ВТОРОЕ ОПРЕДЕЛЕНИЕ: допущение возможности факта, независимо от истинности <юр.>
Маккэндлесс утверждал бы, что религии и метафизические системы — это возможности (в лучшем случае), принимаемые последователями за факты, чья приверженность этим вымыслам — это пародия на стремление художника к постоянству в искусстве:
нет-нет-нет, голос успокаивал, как рука по ее спине, это все из той же вечной чуши, отсюда рождается вся эта чушь про воскрешение, переселение душ, рай, карму вся проклятая дребедень. — Это просто страх сказал он, — думаешь три четверти этой страны правда верят что Иисус жив на небесах? а две трети что он их билет в вечную жизнь? […] это просто паника при мысли о небытии так что в другой жизни присоединиться к тем же мормонским жене и семье чтобы вернуться всем вместе на судный день, вернуться с Великим Имамом, вернуться в виде Далай-Ламы и выбрать себе родителей в какой-нибудь тибетской навозной куче, вернуться чем угодно — псом, комаром, это лучше чем вообще не вернуться, та же паника куда ни глянь, любая безумная выдумка лишь бы продержаться ночь и чем больше притянута за уши тем лучше, как угодно уклониться от единственного совершенно неизбежного в жизни […] отчаянные выдумки вроде бессмертной души и этих проклятых младенцев которые носятся вокруг и требуют родиться, или родиться заново…

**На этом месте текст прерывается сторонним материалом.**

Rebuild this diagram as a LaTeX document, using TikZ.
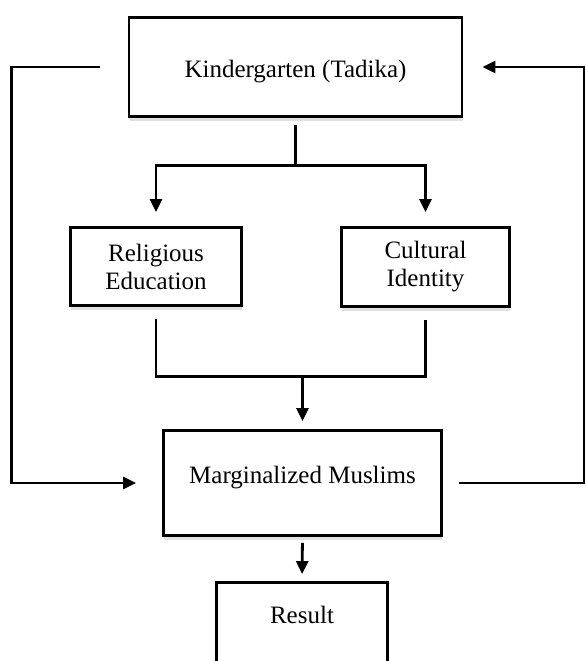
\documentclass[tikz,border=0pt]{standalone}
\usepackage{fontspec}
\setmainfont{Liberation Serif}
\usepackage{tikz}
\usetikzlibrary{arrows.meta,shadows}

\begin{document}
\begin{tikzpicture}[->,>={Triangle[length=13pt,width=12pt]},line width=2.8pt,x=1pt,y=-1pt]

		\tikzstyle{box}=[draw=black,fill=white,text=black,align=center,inner sep=2pt,
			font=\fontsize{25}{28}\selectfont,
			drop shadow={shadow xshift=0.5pt,shadow yshift=-4pt,fill=black!60,opacity=0.2}]

		\useasboundingbox (0,0) rectangle (586,661);
		\fill[white] (0,0) rectangle (586,661);

		\node[box,minimum width=333pt,minimum height=99pt,text height=21pt,text depth=0pt] (K) at (295.5,67) {Kindergarten (Tadika)};
		\node[box,minimum width=171pt,minimum height=78pt] (R) at (156,266.5) {Religious\\Education};
		\node[box,minimum width=168pt,minimum height=79pt] (C) at (425.5,267) {Cultural\\Identity};
		\node[box,minimum width=278pt,minimum height=105pt,text height=17pt,text depth=17pt] (M) at (302.5,483) {Marginalized Muslims};
		\node[box,minimum width=171pt,minimum height=100pt,text height=17pt,text depth=36pt] (Res) at (302,632.5) {Result};

		\path (K.south) ++(0,47.5) coordinate (split);
		\path (R.south) ++(0,69.5) coordinate (join);

		\draw[-,shorten <=7pt] (K.south) -- (split);
		\draw[shorten >=14pt] (split) -| (R.north);
		\draw[shorten >=14pt] (split) -| (C.north);

		\draw[-,shorten <=12pt,shorten >=12pt] (R.south) -- (join) -| (C.south);
		\draw[shorten >=8pt] (join -| M.north) -- (M.north);

		\draw[shorten <=6pt,shorten >=7pt] (M.south) -- (Res.north);

		\draw[shorten <=28pt,shorten >=26pt] (K.west) -- ++(-116,0) |- (M.west);
		\draw[shorten <=16pt,shorten >=19pt] (M.east) -- ++(141,0) |- (K.east);

	\end{tikzpicture}
\end{document}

Здесь Маккэндлесс дважды использует слово «выдумка» во втором значении по Вебстеру, как и в некоторых других местах: «Говоришь об их глубоких религиозных умозаключениях и вот кто они есть, заключенные в какой-то бестолковой выдумке пожизненно без права на помилование и они хотят чтобы в этой тюрьме с ними оказались все остальные». Принципиальное отличие состоит в том, что литературные и юридические вымыслы вымыслами и признаются; религиозные — нет. Фундаменталисты, по мнению персонажа, подобны плохим читателям, которые сначала принимают вымысел за факт, а затем навязывают другим свое буквальное и ошибочное прочтение — если придется, то и под дулом пистолета. Мало того, что фундаменталисты «сами подрывают ее [Библии] авторитет принимая каждое слово буквально больше чем может надеяться любой воинствующий атеист», — возмущается он (имея в виду непонимание метафор и символизма), но они даже не признают противоречий в Библии, которые заметил бы любой внимательный читатель. Таким образом, статус вымысла и обоснованность интерпретации становятся для литературоведов не просто умозрительными вопросами; когда преобладает фундаменталистское неверное толкование священных вымыслов, которому помогают политики, неверно толкующие свои конституции, всем выдумкам положит конец ядерный апокалипсис.
Весь мир — это текст, намекает Гэддис, а все мужчины и женщины — просто читатели. В «Плотницкой готике» листья дерева за половину предложения успевают стать листьями книги, а простыни, все еще влажные от секса Лиз и Маккэндлесса, в следующем абзаце становятся листами бумаги, влажными от чернил, описывающих события. Герои Гэддиса вынуждены читать окружающий мир, несмотря на неразборчивость «текста». Часы ошибаются, газеты врут, словарь неточен, даже слова путают: Лиз и мадам Сократ спотыкаются о французские омонимы sale и salle (32; ср.c путаницей между sale и salé в Р., 943), ее сбивают с толку два значения слова «морг», а рассеянно прослушав по радио новости о «героической операции Береговой охраны», на следующий день Лиз озадачивается из-за людей, которых «героически спасла передовая охрана». Путаницу вызывают даже отдельные буквы — Пол думает, что Билли не знает, как произносится слово «Будда». Двусмысленность преследует самые простые слова.